Crown Prince Mohammed bin Salman  at the 2017 Future Investment Initiative  conference in Riyadh. Photo: AFP
Crown Prince Mohammad bin Salman at the 2017 Future Investment Initiative conference in Riyadh. Photo: AFP

Saudi Arabia’s 33-year-old crown prince, two years after ruling out dialogue with his Shiite rival and threatening to make war inside Iran, has changed his tune.

“The political and peaceful solution is much better than the military one,” Mohammad bin Salman told the Columbia Broadcasting System’s 60 Minutes in an interview on Sunday.

The crown prince added that a recent ceasefire announced by the Houthis, the Iranian-backed rebels on his southern border, was a positive move that could pave the way for engagement.

Just two years earlier, the prince known as MBS had said there was no room for dialogue with his Shiite rival, framing differences in sectarian terms and asserting he had the willingness and ability to take a confrontation inside Iranian territory.

“We know that the aim of the Iranian regime is to reach the focal point of Muslims,” he said, referring to the holy sites of Mecca and Medina, which his family has controlled for just over a century.

“We will not wait until the fight is inside Saudi Arabia and we will work so that the battle is on their side, inside Iran,” he said in May 2017.

The ambitious young prince was not only engaged in rhetoric, according to a report on Tuesday by Lebanese daily Al-Akbar based on a purported trove of leaked documents, but in the process of setting up a joint task force with Washington aimed at regime change in Tehran, or “at minimum” achieving instability within Iran’s borders.

Mohammad bin Salman was 31 at the time and fresh off a debut audience with the newly elected US President Donald Trump, brokered through his son-in-law Jared Kushner.

The Saudi royals saw in the newly elected Trump the antithesis of his predecessor Barack Obama, who wanted them to “share the neighborhood” with Iran.

In May 2018, the United States unilaterally broke with the Iran nuclear deal, setting the stage for a reimposition of sanctions against the Islamic Republic. One year later, Washington ended sanctions waivers for Iranian oil, seeking to choke off the key export.

Game-changing attack

The so-called maximum pressure campaign by the Trump administration was meant to bring Tehran to its knees.

Instead, the attempt to choke off Iran’s oil exports has prompted attacks on foreign tankers in the Persian Gulf, threatened shipping through the critical Strait of Hormuz, and convinced Saudi Arabia’s chief regional ally the United Arab Emirates to re-engage with Iran.

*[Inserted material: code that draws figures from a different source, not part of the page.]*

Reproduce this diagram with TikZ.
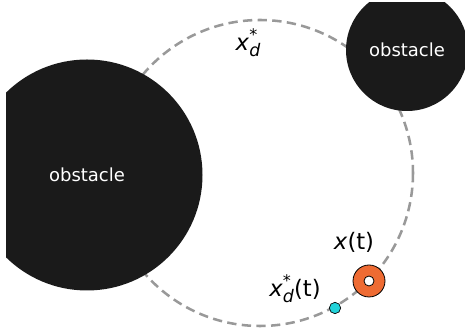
\documentclass[tikz,border=0pt]{standalone}
\usepackage{fontspec}
\setmainfont{DejaVu Sans}
\definecolor{obst}{HTML}{1A1A1A}
\definecolor{pathgray}{HTML}{999999}
\definecolor{robot}{HTML}{EE6B33}
\definecolor{target}{HTML}{22D3DA}
\newcommand{\xstar}{\textit{x}\rlap{\raisebox{0.8ex}{\fontsize{12}{12}\selectfont *}}\raisebox{-0.5ex}{\fontsize{13}{13}\selectfont\textit{d}}}
\tikzset{
  obstacle/.style={circle,fill=obst,draw=none,minimum size=#1,inner sep=0pt,text=white,font=\fontsize{13.5}{16}\selectfont},
  pathcircle/.style={draw=pathgray,line width=1.9pt,dash pattern=on 7pt off 4pt},
  lbl/.style={font=\fontsize{17}{20}\selectfont,inner sep=0pt},
}
\begin{document}
\begin{tikzpicture}[x=0.75pt,y=-0.75pt]
\useasboundingbox (0,0) rectangle (465,334);
\begin{scope}
\clip (6,3) rectangle (465,334);
\coordinate (path) at (260,173);
\draw[pathcircle] (path) circle[radius=153];
\node[obstacle=173.25pt] (big) at (87,175) {obstacle};
\node[obstacle=91.5pt] (small) at (407,50) {obstacle};
\end{scope}
\node[lbl] (xdlabel) at (248,43) {\xstar};
\node[circle,fill=robot,draw=black,line width=0.6pt,minimum size=24pt,inner sep=0pt] (robot) at (369,281) {};
\node[circle,fill=white,draw=black,line width=0.6pt,minimum size=7.5pt,inner sep=0pt] (hole) at (369,281) {};
\node[circle,fill=target,draw=black,line width=0.5pt,minimum size=8.5pt,inner sep=0pt] (target) at (335,308) {};
\node[lbl] (xt) at (354,242) {\textit{x}(t)};
\node[lbl] (xdt) at (295,289) {\xstar(t)};
\end{tikzpicture}
\end{document}
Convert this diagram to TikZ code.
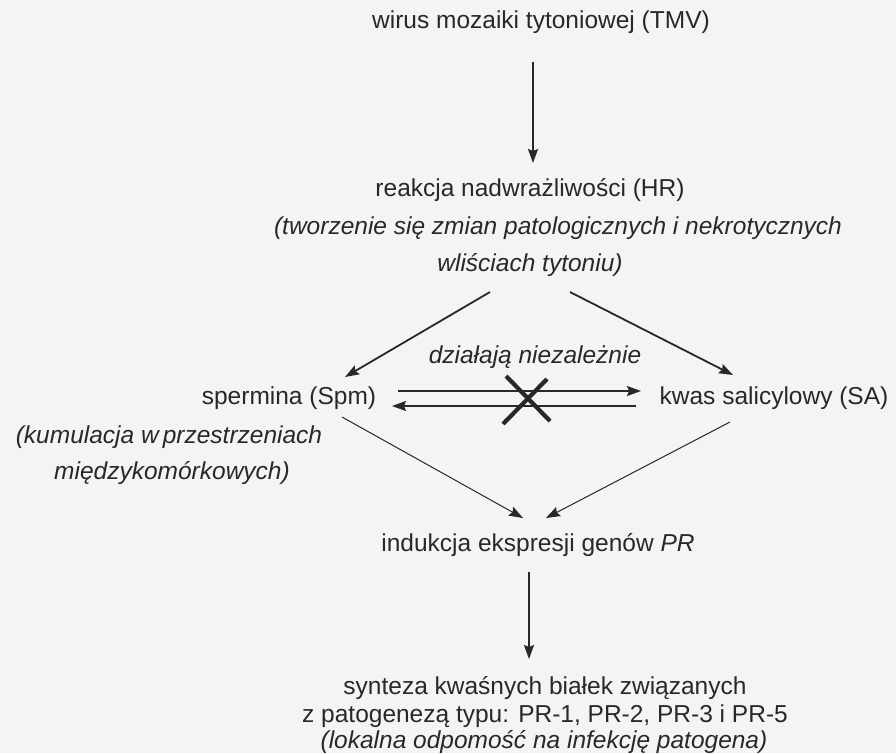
\documentclass[tikz,border=0pt]{standalone}
\usepackage{fontspec}
\setmainfont{Liberation Sans}
\usetikzlibrary{arrows.meta}
\definecolor{paper}{RGB}{244,244,243}
\definecolor{ink}{RGB}{40,40,40}
\begin{document}
\begin{tikzpicture}[x=1pt,y=-1pt,
  lbl/.style={text=ink,inner sep=0pt,font=\fontsize{24.5}{29}\selectfont,align=center},
  ilbl/.style={lbl,font=\fontsize{24.5}{29}\selectfont\itshape},
  bigarrow/.style={draw=ink,line width=1.8pt,-{Stealth[length=14pt,width=10pt,inset=2pt]}},
  thinarrow/.style={draw=ink,line width=1pt,-{Stealth[length=14pt,width=10pt,inset=2pt]}},
  pairarrow/.style={draw=ink,line width=1.4pt,-{Stealth[length=14pt,width=10pt,inset=2pt]}},
  cross/.style={draw=ink,line width=4.2pt}]
\fill[paper] (0,0) rectangle (896,753);
\useasboundingbox (0,0) rectangle (896,753);

% labels
\node[lbl] (tmv) at (541,22) {wirus mozaiki tytoniowej (TMV)};
\node[lbl] (hr) at (530,190) {reakcja nadwrażliwości (HR)};
\node[ilbl] (hr1) at (558,228) {(tworzenie się zmian patologicznych i nekrotycznych};
\node[ilbl] (hr2) at (530,265) {wliściach tytoniu)};
\node[ilbl] (indep) at (535,357) {działają niezależnie};
\node[lbl] (spm) at (289,398) {spermina (Spm)};
\node[lbl] (sa) at (774,398) {kwas salicylowy (SA)};
\node[ilbl] (kum1) at (169,437) {(kumulacja w\,przestrzeniach};
\node[ilbl] (kum2) at (172,473) {międzykomórkowych)};
\node[lbl] (pr) at (538,545) {indukcja ekspresji genów \textit{PR}};
\node[lbl,anchor=base] (syn1) at (545,694) {synteza kwaśnych białek związanych};
\node[lbl,anchor=base] (syn2) at (545,722) {z patogenezą typu: PR-1, PR-2, PR-3 i PR-5};
\node[ilbl,anchor=base] (syn3) at (544,748) {(lokalna odpomość na infekcję patogena)};

% arrow end points
\coordinate (a1s) at (533,62);  \coordinate (a1e) at (533,163);
\coordinate (hrl) at (490,292); \coordinate (spmt) at (345,377);
\coordinate (hrr) at (570,292); \coordinate (sat) at (733,375);
\coordinate (pts) at (398,391); \coordinate (pte) at (641,391);
\coordinate (pbs) at (636,406); \coordinate (pbe) at (392,406);
\coordinate (spmb) at (342,417); \coordinate (prl) at (523,518);
\coordinate (sab) at (730,422); \coordinate (prr) at (546,518);
\coordinate (a3s) at (529,572); \coordinate (a3e) at (529,659);

\draw[bigarrow] (a1s) -- (a1e);
\draw[bigarrow] (hrl) -- (spmt);
\draw[bigarrow] (hrr) -- (sat);
\draw[pairarrow] (pts) -- (pte);
\draw[pairarrow] (pbs) -- (pbe);
\draw[thinarrow] (spmb) -- (prl);
\draw[thinarrow] (sab) -- (prr);
\draw[bigarrow] (a3s) -- (a3e);

% crossed-out link between the two pathways
\draw[cross] (506,376) -- (550,421);
\draw[cross] (547,379) -- (503,424);
\end{tikzpicture}
\end{document}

Tehran’s response culminated on September 13 in a high-precision drone and missile attack on Saudi Aramco facilities, wiping out half of the kingdom’s refining capacity and showing the crown prince exactly what he stands to lose should he continue to press for confrontation.

While the Houthis claimed to have carried it out, the attack on Aramco’s northeastern facilities was believed to have originated from the north – just across the Gulf waters in Iran – rather than the southern extreme of the Arabian Peninsula in Yemen.

The Iranians are thought to have taken advantage of the US-supplied Patriot batteries being pointed to the south, and not the north, leaving incoming drones and missiles out of its 120-degree view until the last minute.

As well as highlighting holes in Saudi defenses, the attack added a new geopolitical risk for potential investors in Aramco, the state-run oil giant which the crown prince wants to privatize in order to finance his economic overhaul.

De-escalating in Yemen

The Saudis sought in vain to frame the Aramco attack as one on “global” oil supplies, but their ally Trump quickly discounted that argument, showing no interest in a military response and rather stressing America’s energy independence in the age of shale.

“We are now alone and we must manage accordingly. Yesterday’s allies are no longer the same as they were … their claims to stand with us in times of crisis has been exposed,” read an op-ed in the Saudi daily Okaz in the wake of the attack. 

With a newfound realization of his country’s exposure, the crown prince is now expressing hope for a peaceful solution with Iran.

The first arena for de-escalation is Yemen, where Riyadh and rival Tehran support opposing sides in a years-long conflict which has triggered massive famine and outrage in the US Congress against Saudi Arabia’s conduct.

The Houthi rebels in recent weeks have offered several olive branches, stating they will no longer carry attacks against Saudi territory.

On Monday, the Shiite group announced the release of hundreds of prisoners of war, including three Saudi nationals.

Saudi Arabia for its part gave a green-light to the participation of the Yemeni government in fresh peace talks with the Houthis in Oman – a mediator Riyadh has long avoided over closeness to Tehran.